We shouldn’t be writing with crayons, but on the web where ideas move quickly in these small tiles, broad statements and telegraphing are what we do.
The intellectual history of modern “Jew hate” appears to move from Russia (with the “Protocols”) via White Russian emigre fleeing the Bolshevik Revolution; at the end of WWII, the Soviet Union was in position to amplify and leverage anti-Semitic sentiment in the middle east into political influence and power.
The Arab World could not have hated the Jews quite so much prior to WWII and Nazi and later Soviet influence for it’s states sustained a population of (that well-known figure) 800,000 Jews and their businesses and synagogues. There’s certainly a minority experience contained in the memory of that population, but that it was there and working tells us that the politics of the World War and its immediate aftermath set the stage both for the birth of Israel and the Arab expulsion of the Jews.
IF the Kingdom represents today’s Arab world, it is heavily invested in western success through Kingdom Holdings. It has taken small steps toward updating its culture (I have yet another blog piece standing signal to that), and it has taken interest in developing technology requiring the western interface.

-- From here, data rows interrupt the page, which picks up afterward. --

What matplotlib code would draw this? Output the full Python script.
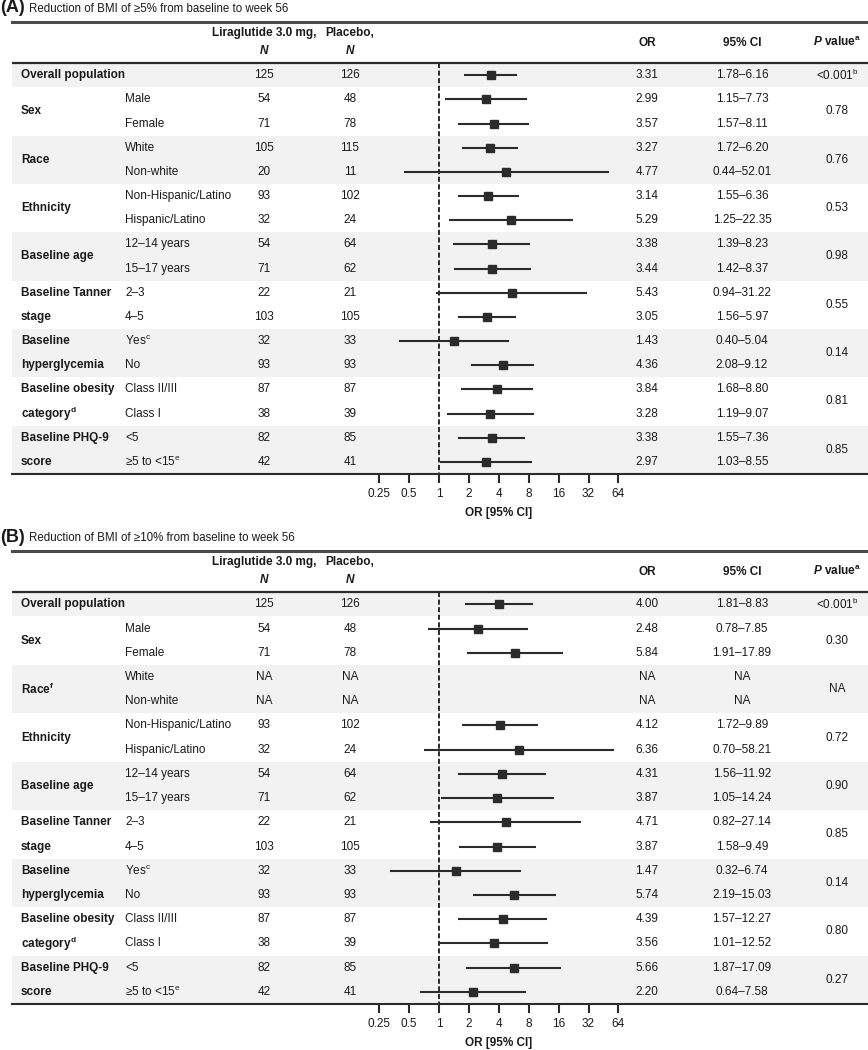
import numpy as np
import matplotlib.pyplot as plt
from matplotlib.ticker import NullLocator

plt.rcParams['font.family'] = ['Liberation Sans', 'DejaVu Sans']
plt.rcParams['mathtext.fontset'] = 'custom'
plt.rcParams['mathtext.rm'] = 'Liberation Sans'
plt.rcParams['mathtext.it'] = 'Liberation Sans:italic:bold'
plt.rcParams['mathtext.bf'] = 'Liberation Sans:bold'

# ---- data ----
groups_a = ["Overall population", "Sex", "Race", "Ethnicity", "Baseline age",
            "Baseline Tanner\nstage", "Baseline\nhyperglycemia",
            "Baseline obesity\ncategory$^{\\mathregular{d}}$", "Baseline PHQ-9\nscore"]
groups_b = ["Overall population", "Sex", "Race$^{\\mathregular{f}}$", "Ethnicity", "Baseline age",
            "Baseline Tanner\nstage", "Baseline\nhyperglycemia",
            "Baseline obesity\ncategory$^{\\mathregular{d}}$", "Baseline PHQ-9\nscore"]
subgroups = ["", "Male", "Female", "White", "Non-white", "Non-Hispanic/Latino",
             "Hispanic/Latino", "12–14 years", "15–17 years", "2–3", "4–5",
             "Yes$^{\\mathregular{c}}$", "No", "Class II/III", "Class I", "<5",
             "≥5 to <15$^{\\mathregular{e}}$"]

lira_n_a = [125, 54, 71, 105, 20, 93, 32, 54, 71, 22, 103, 32, 93, 87, 38, 82, 42]
pbo_n_a = [126, 48, 78, 115, 11, 102, 24, 64, 62, 21, 105, 33, 93, 87, 39, 85, 41]
or_a = [3.31, 2.99, 3.57, 3.27, 4.77, 3.14, 5.29, 3.38, 3.44, 5.43, 3.05, 1.43, 4.36, 3.84, 3.28, 3.38, 2.97]
lo_a = [1.78, 1.15, 1.57, 1.72, 0.44, 1.55, 1.25, 1.39, 1.42, 0.94, 1.56, 0.40, 2.08, 1.68, 1.19, 1.55, 1.03]
hi_a = [6.16, 7.73, 8.11, 6.20, 52.01, 6.36, 22.35, 8.23, 8.37, 31.22, 5.97, 5.04, 9.12, 8.80, 9.07, 7.36, 8.55]
p_a = ["<0.001$^{\\mathregular{b}}$", "0.78", "0.76", "0.53", "0.98", "0.55", "0.14", "0.81", "0.85"]

lira_n_b = [125, 54, 71, None, None, 93, 32, 54, 71, 22, 103, 32, 93, 87, 38, 82, 42]
pbo_n_b = [126, 48, 78, None, None, 102, 24, 64, 62, 21, 105, 33, 93, 87, 39, 85, 41]
or_b = [4.00, 2.48, 5.84, None, None, 4.12, 6.36, 4.31, 3.87, 4.71, 3.87, 1.47, 5.74, 4.39, 3.56, 5.66, 2.20]
lo_b = [1.81, 0.78, 1.91, None, None, 1.72, 0.70, 1.56, 1.05, 0.82, 1.58, 0.32, 2.19, 1.57, 1.01, 1.87, 0.64]
hi_b = [8.83, 7.85, 17.89, None, None, 9.89, 58.21, 11.92, 14.24, 27.14, 9.49, 6.74, 15.03, 12.27, 12.52, 17.09, 7.58]
p_b = ["<0.001$^{\\mathregular{b}}$", "0.30", "NA", "0.72", "0.90", "0.85", "0.14", "0.80", "0.27"]

ticks = [0.25, 0.5, 1, 2, 4, 8, 16, 32, 64]
tick_labels = ["0.25", "0.5", "1", "2", "4", "8", "16", "32", "64"]

W, H = 868, 1050
FS = 8.5
TXT = '#1a1a1a'
DARK = '#2b2b2b'

fig = plt.figure(figsize=(W / 100, H / 100), dpi=100)


def fx(px):
    # pixel -> axes fraction (axes spans x 12..868)
    return (px - 12) / 856


def panel(top, bottom, letter, title, groups, lira, pbo, ors, los, his, pvals):
    ax = fig.add_axes([12 / W, 1 - bottom / H, 856 / W, (bottom - top) / H])
    ax.set_xscale('log', base=2)
    ax.set_xlim(2 ** ((12 - 439) / 29.9), 2 ** ((868 - 439) / 29.9))
    ax.set_ylim(16.5, -2.2)
    tr = ax.get_yaxis_transform()

    # shading of alternate groups
    for g in range(len(groups)):
        rows = [0] if g == 0 else [2 * g - 1, 2 * g]
        if g % 2 == 0:
            ax.axhspan(rows[0] - 0.5, rows[-1] + 0.5, color='#f2f2f2', zorder=0, lw=0)
        lines = groups[g].split("\n")
        if len(lines) == 1:
            ax.text(fx(21), np.mean(rows), lines[0], transform=tr, fontsize=FS,
                    fontweight='bold', va='center', ha='left', color=TXT)
        else:
            for r, s in zip(rows, lines):
                ax.text(fx(21), r, s, transform=tr, fontsize=FS,
                        fontweight='bold', va='center', ha='left', color=TXT)
        ax.text(fx(837), np.mean(rows), pvals[g], transform=tr, fontsize=FS,
                va='center', ha='center', color=TXT)

    for i in range(len(subgroups)):
        if subgroups[i]:
            ax.text(fx(125), i, subgroups[i], transform=tr, fontsize=FS,
                    va='center', ha='left', color=TXT)
        ax.text(fx(264), i, "NA" if lira[i] is None else str(lira[i]), transform=tr,
                fontsize=FS, va='center', ha='center', color=TXT)
        ax.text(fx(350), i, "NA" if pbo[i] is None else str(pbo[i]), transform=tr,
                fontsize=FS, va='center', ha='center', color=TXT)
        if ors[i] is None:
            ax.text(fx(647), i, "NA", transform=tr, fontsize=FS, va='center', ha='center', color=TXT)
            ax.text(fx(742), i, "NA", transform=tr, fontsize=FS, va='center', ha='center', color=TXT)
            continue
        ax.text(fx(647), i, "%.2f" % ors[i], transform=tr, fontsize=FS,
                va='center', ha='center', color=TXT)
        ax.text(fx(742), i, "%.2f–%.2f" % (los[i], his[i]), transform=tr, fontsize=FS,
                va='center', ha='center', color=TXT)
        ax.hlines(i, los[i], his[i], color=DARK, lw=1.5, zorder=3)
        ax.plot(ors[i], i, 's', color=DARK, ms=6, zorder=4)

    # reference line at OR = 1
    ax.vlines(1, -0.5, 16.5, color=DARK, lw=1.4, linestyles=(0, (2.6, 1.3)), zorder=2)

    # header
    ax.axhline(-0.5, color=DARK, lw=1.6)
    ax.text(fx(264), -1.74, "Liraglutide 3.0 mg,", transform=tr, fontsize=FS,
            fontweight='bold', va='center', ha='center', color=TXT)
    ax.text(fx(264), -1.03, "$\\mathit{N}$", transform=tr, fontsize=FS,
            va='center', ha='center', color=TXT)
    ax.text(fx(350), -1.74, "Placebo,", transform=tr, fontsize=FS,
            fontweight='bold', va='center', ha='center', color=TXT)
    ax.text(fx(350), -1.03, "$\\mathit{N}$", transform=tr, fontsize=FS,
            va='center', ha='center', color=TXT)
    ax.text(fx(647), -1.35, "OR", transform=tr, fontsize=FS,
            fontweight='bold', va='center', ha='center', color=TXT)
    ax.text(fx(742), -1.35, "95% CI", transform=tr, fontsize=FS,
            fontweight='bold', va='center', ha='center', color=TXT)
    ax.text(fx(837), -1.35, "$\\mathit{P}$ value$^{\\mathregular{a}}$", transform=tr,
            fontsize=FS, fontweight='bold', va='center', ha='center', color=TXT)

    # axes styling
    for s in ['left', 'right']:
        ax.spines[s].set_visible(False)
    ax.spines['top'].set_linewidth(2.2)
    ax.spines['top'].set_color('#4a4a4a')
    ax.spines['bottom'].set_linewidth(1.5)
    ax.spines['bottom'].set_color(DARK)
    ax.set_yticks([])
    ax.set_xticks(ticks)
    ax.set_xticklabels(tick_labels)
    ax.xaxis.set_minor_locator(NullLocator())
    ax.tick_params(axis='x', direction='out', length=6.5, width=1.5, color=DARK,
                   labelsize=FS, labelcolor=TXT, pad=3.5)
    ax.text(4, -0.086, "OR [95% CI]", transform=ax.get_xaxis_transform(), fontsize=FS,
            fontweight='bold', va='center', ha='center', color=TXT)

    fig.text(0, 1 - (top - 14) / H, letter, fontsize=13, fontweight='bold',
             va='center', ha='left', color=TXT)
    fig.text(29 / W, 1 - (top - 13) / H, title, fontsize=8.3,
             va='center', ha='left', color=TXT)
    return ax


panel(22, 474, "(A)", "Reduction of BMI of ≥5% from baseline to week 56",
      groups_a, lira_n_a, pbo_n_a, or_a, lo_a, hi_a, p_a)
panel(551, 1004, "(B)", "Reduction of BMI of ≥10% from baseline to week 56",
      groups_b, lira_n_b, pbo_n_b, or_b, lo_b, hi_b, p_b)

fig.savefig("out.png", dpi=100)
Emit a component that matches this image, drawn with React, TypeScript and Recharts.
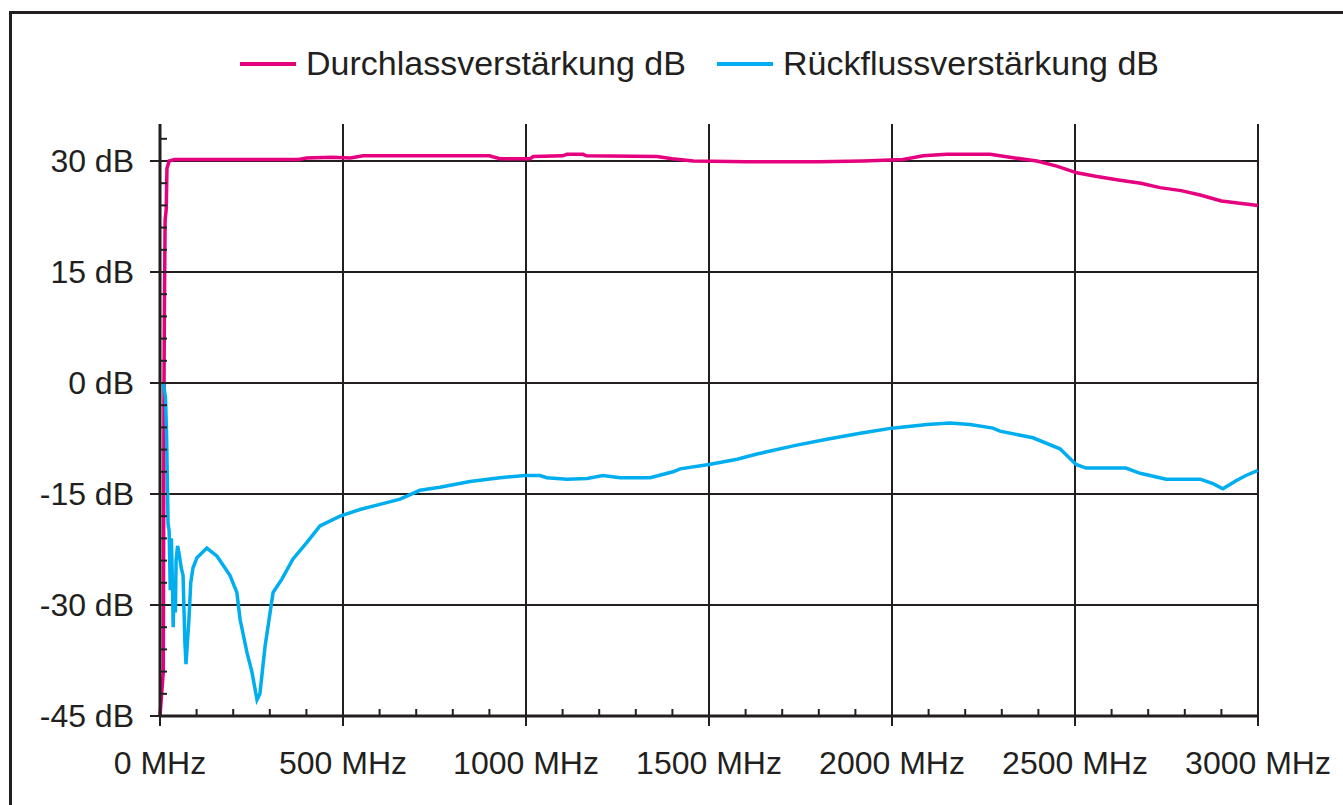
import { CartesianGrid, Line, LineChart, XAxis, YAxis } from "recharts";

// Durchlassverstärkung (forward gain), MHz / dB
const durchlassMhz = [0, 9, 10, 11, 12, 14, 17, 19, 25, 40, 380, 400, 470, 520, 555, 900, 929, 1011, 1020, 1100, 1112, 1156, 1165, 1358, 1400, 1457, 1604, 1800, 1921, 2030, 2085, 2150, 2268, 2322, 2396, 2450, 2505, 2560, 2623, 2680, 2732, 2790, 2842, 2900, 2950, 3000];
const durchlassDb = [-45, -39, -20, 0, 10, 22, 23.5, 29, 30, 30.2, 30.2, 30.4, 30.5, 30.4, 30.7, 30.7, 30.3, 30.3, 30.6, 30.7, 30.9, 30.9, 30.7, 30.6, 30.3, 30.0, 29.9, 29.9, 30.0, 30.2, 30.7, 30.9, 30.9, 30.5, 30.0, 29.3, 28.4, 27.9, 27.4, 27.0, 26.4, 26.0, 25.4, 24.6, 24.3, 24.0];

// Rückflussverstärkung (return loss), MHz / dB
const rueckflussMhz = [9, 15, 18, 22, 25, 28, 31, 34, 36, 39, 42, 44, 48, 52, 58, 63, 68, 71, 75, 79, 84, 90, 101, 128, 156, 191, 210, 219, 238, 251, 265, 273, 287, 309, 333, 363, 402, 437, 492, 546, 601, 656, 710, 765, 847, 929, 997, 1038, 1057, 1112, 1167, 1210, 1257, 1339, 1402, 1421, 1500, 1577, 1631, 1730, 1822, 1913, 2000, 2096, 2158, 2213, 2276, 2295, 2385, 2459, 2503, 2530, 2639, 2678, 2749, 2842, 2877, 2904, 2940, 2967, 3000];
const rueckflussDb = [0, -2, -7, -19, -20, -28, -21, -27, -33, -27, -31, -24, -22, -23, -25, -26, -35, -38, -35, -32, -27, -25, -23.6, -22.3, -23.4, -26, -28.3, -32, -36.5, -39, -42.8, -42, -35.6, -28.3, -26.5, -23.8, -21.5, -19.3, -18, -17.1, -16.4, -15.7, -14.5, -14.1, -13.3, -12.8, -12.5, -12.5, -12.8, -13, -12.9, -12.5, -12.8, -12.8, -12, -11.6, -11, -10.3, -9.6, -8.5, -7.6, -6.8, -6.1, -5.6, -5.4, -5.6, -6.1, -6.5, -7.4, -8.9, -11, -11.5, -11.5, -12.2, -13, -13, -13.6, -14.3, -13.2, -12.5, -11.8];

const freqTicks = [0, 500, 1000, 1500, 2000, 2500, 3000];
const freqMinorTicks = [0, 100, 200, 300, 400, 500, 600, 700, 800, 900, 1000, 1100, 1200, 1300, 1400, 1500, 1600, 1700, 1800, 1900, 2000, 2100, 2200, 2300, 2400, 2500, 2600, 2700, 2800, 2900, 3000];
const dbTicks = [-45, -30, -15, 0, 15, 30];
const dbMinorTicks = [-45, -42, -39, -36, -33, -30, -27, -24, -21, -18, -15, -12, -9, -6, -3, 0, 3, 6, 9, 12, 15, 18, 21, 24, 27, 30, 33];

const PINK = "#e5007e";
const BLUE = "#00aeef";
const INK = "#231f20";
const FONT = "'Liberation Sans', Arial, sans-serif";

const durchlass = durchlassMhz.map((mhz, i) => ({ mhz, db: durchlassDb[i] }));
const rueckfluss = rueckflussMhz.map((mhz, i) => ({ mhz, db: rueckflussDb[i] }));

// minor ticks point into the plot, major ticks also poke out and carry the label
function FreqTick({ x, y, payload }: any) {
  const major = freqTicks.includes(payload.value);
  return (
    <g>
      <line x1={x} x2={x} y1={y - 7} y2={major ? y + 10 : y} stroke={INK} strokeWidth={2} />
      {major && (
        <text x={x} y={y + 35} dy="0.71em" textAnchor="middle" fill={INK} fontSize={32} fontFamily={FONT}>
          {`${payload.value} MHz`}
        </text>
      )}
    </g>
  );
}

function DbTick({ x, y, payload }: any) {
  const major = dbTicks.includes(payload.value);
  return (
    <g>
      <line x1={major ? x - 10 : x} x2={x + 7} y1={y} y2={y} stroke={INK} strokeWidth={2} />
      {major && (
        <text x={x - 26} y={y} dy="0.355em" textAnchor="end" fill={INK} fontSize={32} fontFamily={FONT}>
          {`${payload.value} dB`}
        </text>
      )}
    </g>
  );
}

function LegendItem({ color, label, left }: { color: string; label: string; left: number }) {
  return (
    <div style={{ position: "absolute", left, top: 44, display: "flex", alignItems: "center", whiteSpace: "nowrap" }}>
      <span style={{ display: "inline-block", width: 56, height: 4, background: color, marginRight: 10 }} />
      <span style={{ fontSize: 34, color: INK, fontFamily: FONT }}>{label}</span>
    </div>
  );
}

export default function App() {
  return (
    <div style={{ position: "fixed", left: 0, top: 0, width: 1343, height: 805, overflow: "hidden", background: "#fff" }}>
      <div style={{ position: "absolute", left: 9, top: 11, width: 1400, height: 900, border: `3px solid ${INK}` }} />
      <LineChart width={1343} height={805} margin={{ top: 124, right: 85, bottom: 49, left: 10 }} style={{ position: "absolute", left: 0, top: 0 }}>
        <XAxis type="number" dataKey="mhz" domain={[0, 3000]} ticks={freqMinorTicks} interval={0} height={40} tick={<FreqTick />} tickSize={0} tickMargin={0} tickLine={false} axisLine={{ stroke: INK, strokeWidth: 3 }} />
        <YAxis type="number" domain={[-45, 35]} ticks={dbMinorTicks} interval={0} width={150} tick={<DbTick />} tickSize={0} tickMargin={0} tickLine={false} axisLine={{ stroke: INK, strokeWidth: 3 }} />
        <CartesianGrid stroke={INK} strokeWidth={2} horizontalValues={dbTicks} verticalValues={freqTicks} />
        <Line data={durchlass} dataKey="db" type="linear" stroke={PINK} strokeWidth={3.5} dot={false} isAnimationActive={false} />
        <Line data={rueckfluss} dataKey="db" type="linear" stroke={BLUE} strokeWidth={3.5} dot={false} isAnimationActive={false} />
      </LineChart>
      <LegendItem color={PINK} label="Durchlassverstärkung dB" left={240} />
      <LegendItem color={BLUE} label="Rückflussverstärkung dB" left={717} />
    </div>
  );
}
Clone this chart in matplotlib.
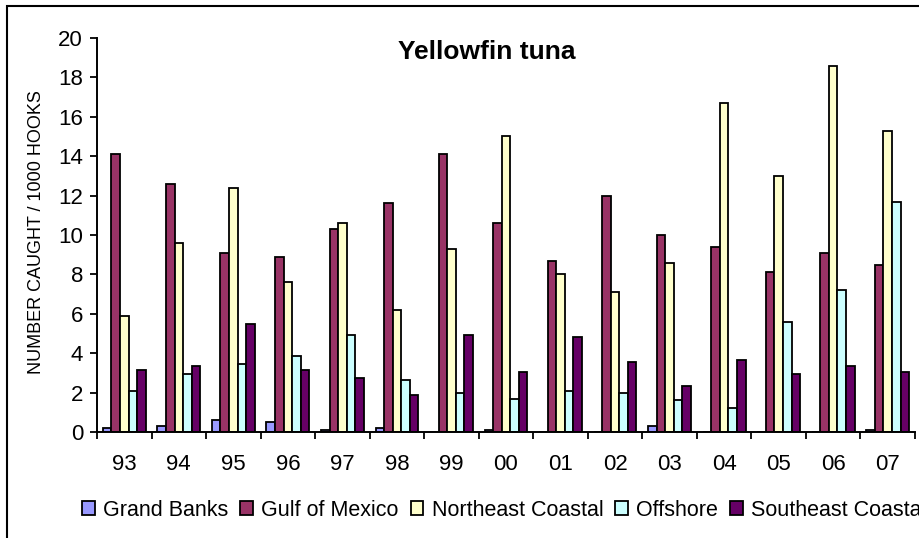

Nonetheless, the narcissistic medieval worldview needs must prevail for the time being, and cultural inertia continues to leverage anti-Semitism. (just a little more).
Rival Iran — Moscow / Moscow-Tehran — challenges the liberalism of the west with “absolute power” — the rule of the emperor or king for his own desired ends and with sufficient contempt and cruelty to enforce a malign will. One may consider the destruction of Syria by a tyrannical Assad as flanked by Putin and Khamenei merely a demonstration of the “principle” of absolute ownership of an entire people.
In 2011, Barack Obama offered President Putin a gambit: lean west — and Putin rejected the role of tempering Assad and instead embraced the KGB past — that which groomed Arafat and approved Abbas — and here we are. By focusing on ISIS and some on Tehran while “working with Russia”, we avoid a fast disaster.
For the Palestinians, all of the above involving Russia’s historic influence, has been a disaster, and this view — I don’t think I’m the only one propagating it — may be reaching the Arab World on the “Anglo and western axis”. The other channels and manipulates and incites along medieval lines that it means to sustain, and it wants the wars of all against all that lend it glory.
An earlier post noted social media’s unsuitability for “long copy”.
In “Life Online”, readers much prefer epigrammatic statements and slogans to digested narratives or overviews — we want to get the message quickly and then get back to the next social moment or breaking news.
I’ve tried with BackChannels to find a place between the scholarly tract and the lay observation with hope that other journalists — more powerful — and some in the generally interested public would pick up on the blog’s themes.
Of course, I place some faith and hope in each post at the moment it’s published, and often that is all a writer may do.